O que Antônio Ermírio precisa compreender, e que o presidente Lula já fez, é que todos os brasileiros, e não apenas os clientes do BNDES, têm o direito inalienável de serem sócios do Brasil. Como empresário de larga visão, Antônio Ermírio tem a responsabilidade de perceber que os países desenvolvidos têm inúmeros programas de transferência de renda que tornam as suas economias mais competitivas em relação à nossa, se não instituirmos um programa com um desenho bem feito. Os EUA, por exemplo, estão destinando neste ano US$ 35 bilhões, na forma de crédito fiscal por remuneração recebida, aos trabalhadores cuja renda não atinge determinado patamar. Quase todos os países da União Européia têm programas de transferência de renda.
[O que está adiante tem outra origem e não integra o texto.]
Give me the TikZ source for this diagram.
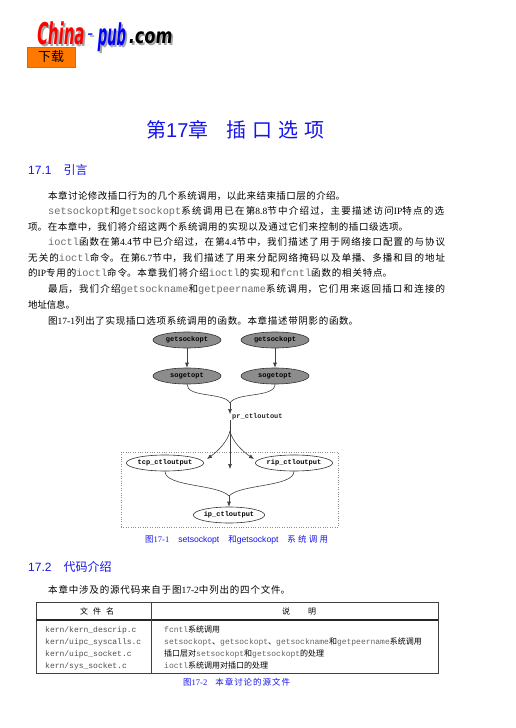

A decisão de unificar os programas de transferência de renda é um passo correto do presidente Lula

A decisão de unificar os programas de transferência de renda é um passo correto do presidente Lula. Trata-se de simplificar e racionalizar o sistema. Às famílias com renda mensal de até R$ 100 per capita, será assegurado um complemento de renda de pelo menos R$ 50, mais R$ 15, R$ 30 ou R$ 45, se a família tiver, respectivamente, uma, duas, três ou mais crianças. Como contrapartida da Bolsa-Família, deverão os pais demonstrar que as crianças estão sendo vacinadas, que o seu grau de nutrição é acompanhado pelos postos de saúde, que estão frequentando a escola e os próprios pais realizando algum curso de alfabetização ou capacitação.
A minha recomendação ao presidente Lula e à coordenadora do programa, Ana Fonseca, é que examinem com atenção em que extensão estarão presentes as chamadas armadilhas do desemprego ou da pobreza que são debatidas na literatura sobre o tema. Os maiores estudiosos da matéria recomendam que cheguemos gradualmente à instituição de uma renda básica de cidadania, uma modesta renda, suficiente para atender as necessidades de sobrevivência de cada pessoa, paga igualmente a todos, não importa a sua origem, raça, idade, sexo, condição civil ou mesmo socioeconômica.
Mas como? Então vamos pagar até para o Antônio Ermírio? Sim. Ele e todos que não precisariam vão colaborar para que eles próprios e todos os demais venham a receber. Dessa maneira, ninguém ficará excluído. Será o modo de efetivamente atingirmos todos os mais pobres. Pois não precisará cada pessoa declarar, para fins de receber a renda de cidadania, quanto ganha. Eliminaremos qualquer sentimento de estigma ou vergonha de a pessoa ter de dizer "eu só recebo tanto, e por isso mereço receber tal complemento".
Mais importante, do ponto de vista da dignidade e da liberdade do ser humano, será muito melhor para cada pessoa saber de antemão que nos próximos 12 meses e, daí para a frente, a cada ano cada vez mais, com o progresso do país, ela e cada um na sua família receberão uma modesta renda como direito de participar da riqueza do Brasil.
Será que a renda de cidadania vai viciar o cidadão? Antônio Ermírio teve o direito de receber os rendimentos provenientes do acúmulo de capital proporcionado pelos empreendimentos de seu pai sem ter a obrigação de trabalhar e, mesmo assim, resolveu sempre estudar nas melhores escolas e muito trabalhar, sem ter se viciado. Da mesma maneira, todo brasileiro que receber a renda de cidadania terá o estímulo para estudar, trabalhar e progredir.
Tenho a convicção de que, pela seriedade com que tem se dedicado aos problemas brasileiros, Antônio Ermírio, ao estudar em maior profundidade a proposição, ficará convencido, como muitos laureados com o Nobel de Economia, a exemplo de James Edward Meade e James Tobin, de que a renda básica de cidadania será também o instrumento eficiente para chegarmos ao objetivo importante do desemprego zero.

Eduardo Matarazzo Suplicy, 62, doutor em economia pela Universidade Estadual de Michigan (EUA), senador pelo PT-SP, é professor da Eaesp-FGV.